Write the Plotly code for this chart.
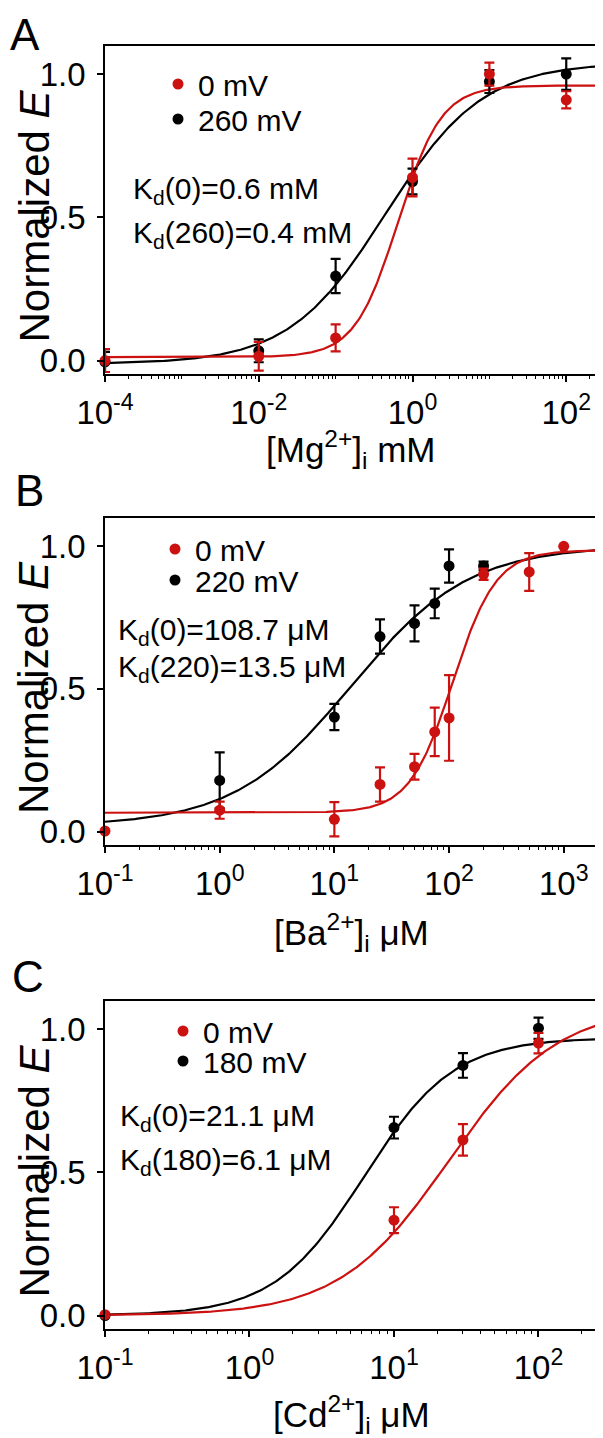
import numpy as np
import plotly.graph_objects as go

RED = "#cc1111"
BLACK = "#000000"
FONT = "Liberation Sans, Arial, sans-serif"

# ---------------- Panel A: Mg2+ (mM) ----------------
mg_x_red = [1e-4, 1e-2, 1e-1, 1, 10, 100]
mg_y_red = [0.0, 0.015, 0.079, 0.639, 1.0, 0.91]
mg_e_red = [0.04, 0.05, 0.047, 0.066, 0.04, 0.03]
mg_x_blk = [1e-4, 1e-2, 1e-1, 1, 10, 100]
mg_y_blk = [-0.005, 0.034, 0.295, 0.625, 0.974, 1.0]
mg_e_blk = [0.035, 0.04, 0.06, 0.045, 0.04, 0.055]
# Hill fit parameters: bottom, top, K, n
mg_fit_red = [0.012, 0.96, 0.65, 1.55]
mg_fit_blk = [-0.012, 1.04, 0.45, 0.69]

# ---------------- Panel B: Ba2+ (uM) ----------------
ba_x_red = [0.1, 1, 10, 25, 50, 75, 100, 200, 500, 1000]
ba_y_red = [0.002, 0.075, 0.043, 0.165, 0.227, 0.349, 0.398, 0.901, 0.909, 0.999]
ba_e_red = [0.0, 0.03, 0.06, 0.06, 0.045, 0.085, 0.15, 0.02, 0.066, 0.0]
ba_x_blk = [1, 10, 25, 50, 75, 100, 200]
ba_y_blk = [0.179, 0.401, 0.683, 0.729, 0.799, 0.930, 0.930]
ba_e_blk = [0.098, 0.046, 0.06, 0.063, 0.052, 0.058, 0.015]
ba_fit_red = [0.066, 0.985, 108.0, 2.3]
ba_fit_blk = [0.02, 1.0, 14.0, 0.85]

# ---------------- Panel C: Cd2+ (uM) ----------------
cd_x_red = [0.1, 10, 30, 100]
cd_y_red = [0.003, 0.333, 0.613, 0.951]
cd_e_red = [0.0, 0.045, 0.055, 0.036]
cd_x_blk = [0.1, 10, 30, 100]
cd_y_blk = [0.0, 0.656, 0.873, 1.003]
cd_e_blk = [0.0, 0.038, 0.043, 0.037]
cd_fit_red = [0.0, 1.08, 23.9, 1.15]
cd_fit_blk = [0.0, 0.97, 6.2, 1.4]

x_ranges = [[-4, 2.4], [-1, 3.29], [-1, 2.405]]
y_range = [-0.047, 1.098]

x_titles = ["[Mg<sup>2+</sup>]<sub>i</sub> mM",
            "[Ba<sup>2+</sup>]<sub>i</sub> μM",
            "[Cd<sup>2+</sup>]<sub>i</sub> μM"]
y_title = "Normalized <i>E</i>"
major_exps = [[-4, -2, 0, 2], [-1, 0, 1, 2, 3], [-1, 0, 1, 2]]
legend_labels = [["0 mV", "260 mV"], ["0 mV", "220 mV"], ["0 mV", "180 mV"]]
kd_texts = [["K<sub>d</sub>(0)=0.6 mM", "K<sub>d</sub>(260)=0.4 mM"],
            ["K<sub>d</sub>(0)=108.7 μM", "K<sub>d</sub>(220)=13.5 μM"],
            ["K<sub>d</sub>(0)=21.1 μM", "K<sub>d</sub>(180)=6.1 μM"]]
panel_letters = ["A", "B", "C"]


def hill(x, p):
    b, t, k, n = p
    x = np.asarray(x)
    return b + (t - b) * x ** n / (k ** n + x ** n)


panels = [
    (mg_x_red, mg_y_red, mg_e_red, mg_x_blk, mg_y_blk, mg_e_blk, mg_fit_red, mg_fit_blk),
    (ba_x_red, ba_y_red, ba_e_red, ba_x_blk, ba_y_blk, ba_e_blk, ba_fit_red, ba_fit_blk),
    (cd_x_red, cd_y_red, cd_e_red, cd_x_blk, cd_y_blk, cd_e_blk, cd_fit_red, cd_fit_blk),
]

# Page geometry: the html body has an 8px default margin, so the figure is
# made 8px smaller and all page-pixel positions are converted accordingly.
PAGE_W, PAGE_H, BODY = 603, 1438, 8
W, H = PAGE_W - BODY, PAGE_H - BODY
BOX_L, BOX_R = 105, 597
boxes = [(46, 374), (518, 845), (1001, 1329)]
ML, MR = BOX_L - BODY, PAGE_W - BOX_R
MT, MB = boxes[0][0] - BODY, PAGE_H - boxes[2][1]
plot_h = H - MT - MB


def py2paper(py):
    return (boxes[2][1] - py) / plot_h


def px2paper(px):
    return (px - BOX_L) / (BOX_R - BOX_L)


legend_pos = [  # (text start px, red row center py, black row center py)
    (200, 84, 119), (197, 549, 580), (205, 1031, 1061)]
kd_pos = [(131, 186, 230), (116, 627, 664), (118, 1113, 1157)]
# (left px, y px, yanchor)
letter_pos = [(BODY, BODY, "top"), (13, 491, "middle"), (10, 976, "middle")]
xtitle_pos = [(351, 450), (351, 932), (351, 1414)]

fig = go.Figure()
layout = dict(
    width=W, height=H,
    margin=dict(l=ML, r=MR, t=MT, b=MB, autoexpand=False),
    paper_bgcolor="white", plot_bgcolor="white",
    font=dict(family=FONT, size=30, color="black"),
    showlegend=True,
    annotations=[],
)

for i, (xr, yr, er, xb, yb, eb, pr, pb) in enumerate(panels):
    sfx = "" if i == 0 else str(i + 1)
    xa, ya = "x" + sfx, "y" + sfx
    lo, hi = x_ranges[i]
    xx = np.logspace(lo, hi, 400)
    fig.add_trace(go.Scatter(x=xx, y=hill(xx, pb), mode="lines",
                             line=dict(color=BLACK, width=2.2), xaxis=xa, yaxis=ya,
                             showlegend=False, hoverinfo="skip"))
    fig.add_trace(go.Scatter(x=xx, y=hill(xx, pr), mode="lines",
                             line=dict(color=RED, width=2.2), xaxis=xa, yaxis=ya,
                             showlegend=False, hoverinfo="skip"))
    lg_r = "legend" if i == 0 else "legend" + str(2 * i + 1)
    lg_b = "legend" + str(2 * i + 2)
    fig.add_trace(go.Scatter(x=xb, y=yb, mode="markers", name=legend_labels[i][1],
                             marker=dict(color=BLACK, size=11),
                             error_y=dict(type="data", array=eb, color=BLACK,
                                          thickness=2.2, width=5),
                             cliponaxis=False, xaxis=xa, yaxis=ya, legend=lg_b))
    fig.add_trace(go.Scatter(x=xr, y=yr, mode="markers", name=legend_labels[i][0],
                             marker=dict(color=RED, size=11),
                             error_y=dict(type="data", array=er, color=RED,
                                          thickness=2.2, width=5),
                             cliponaxis=False, xaxis=xa, yaxis=ya, legend=lg_r))

    top, bot = boxes[i]
    dom = [py2paper(bot), py2paper(top)]
    minor_vals = [m * 10.0 ** e for e in range(int(np.floor(lo)), int(np.ceil(hi)) + 1)
                  for m in range(1, 10)
                  if lo <= np.log10(m * 10.0 ** e) <= hi and
                  not (m == 1 and e in major_exps[i])]
    layout["xaxis" + sfx] = dict(
        type="log", range=[lo, hi], anchor=ya, domain=[0, 1], automargin=False,
        showline=True, linecolor="black", linewidth=1.5, mirror=True,
        ticks="outside", ticklen=6, tickwidth=1.5, tickcolor="black",
        tickmode="array", tickvals=[10.0 ** e for e in major_exps[i]],
        ticktext=["10<sup>%d</sup>" % e for e in major_exps[i]],
        tickfont=dict(size=33), ticklabelstandoff=3, showgrid=False, zeroline=False,
        minor=dict(tickmode="array", tickvals=minor_vals, ticks="outside",
                   ticklen=3, tickwidth=1.2, tickcolor="black", showgrid=False),
    )
    layout["yaxis" + sfx] = dict(
        range=y_range, anchor=xa, domain=dom, automargin=False,
        showline=True, linecolor="black", linewidth=1.5, mirror=True,
        ticks="outside", ticklen=6, tickwidth=1.5, tickcolor="black",
        tickmode="array", tickvals=[0, 0.5, 1.0], ticktext=["0.0", "0.5", "1.0"],
        tickfont=dict(size=33), ticklabelstandoff=5, showgrid=False, zeroline=False,
    )
    # axis titles
    tx_, ty_ = xtitle_pos[i]
    layout["annotations"].append(dict(
        text=x_titles[i], xref="paper", yref="paper", x=px2paper(tx_), y=py2paper(ty_),
        xanchor="center", yanchor="middle", showarrow=False, font=dict(size=35)))
    layout["annotations"].append(dict(
        text=y_title, xref="paper", yref="paper", x=px2paper(BODY),
        y=py2paper((top + bot) / 2 + 6), xanchor="left", yanchor="middle",
        textangle=-90, showarrow=False, font=dict(size=42)))
    # legends
    tx, ry, by = legend_pos[i]
    for lg, cy in ((lg_r, ry), (lg_b, by)):
        layout[lg] = dict(x=px2paper(tx - 42), y=py2paper(cy), xanchor="left",
                          yanchor="middle", bgcolor="rgba(0,0,0,0)",
                          font=dict(size=30), borderwidth=0)
    # Kd annotations
    kx, k1, k2 = kd_pos[i]
    for txt, cy in ((kd_texts[i][0], k1), (kd_texts[i][1], k2)):
        layout["annotations"].append(dict(
            text=txt, xref="paper", yref="paper", x=px2paper(kx), y=py2paper(cy + 4),
            xanchor="left", yanchor="middle", showarrow=False, font=dict(size=30)))
    lx, ly, lya = letter_pos[i]
    layout["annotations"].append(dict(
        text=panel_letters[i], xref="paper", yref="paper", x=px2paper(lx), y=py2paper(ly),
        xanchor="left", yanchor=lya, showarrow=False, font=dict(size=44)))

fig.update_layout(**layout)
fig.write_html("out.html")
──────────────────────────────
_Goal_
Repeat, word for word and with no pictures, only the lines running from the beginning of the data to the line that contains "mg_fit_blk = [-0.012, 1.04, 0.45, 0.69]".

_Output of the task_
Write the Plotly code for this chart.
import numpy as np
import plotly.graph_objects as go

RED = "#cc1111"
BLACK = "#000000"
FONT = "Liberation Sans, Arial, sans-serif"

# ---------------- Panel A: Mg2+ (mM) ----------------
mg_x_red = [1e-4, 1e-2, 1e-1, 1, 10, 100]
mg_y_red = [0.0, 0.015, 0.079, 0.639, 1.0, 0.91]
mg_e_red = [0.04, 0.05, 0.047, 0.066, 0.04, 0.03]
mg_x_blk = [1e-4, 1e-2, 1e-1, 1, 10, 100]
mg_y_blk = [-0.005, 0.034, 0.295, 0.625, 0.974, 1.0]
mg_e_blk = [0.035, 0.04, 0.06, 0.045, 0.04, 0.055]
# Hill fit parameters: bottom, top, K, n
mg_fit_red = [0.012, 0.96, 0.65, 1.55]
mg_fit_blk = [-0.012, 1.04, 0.45, 0.69]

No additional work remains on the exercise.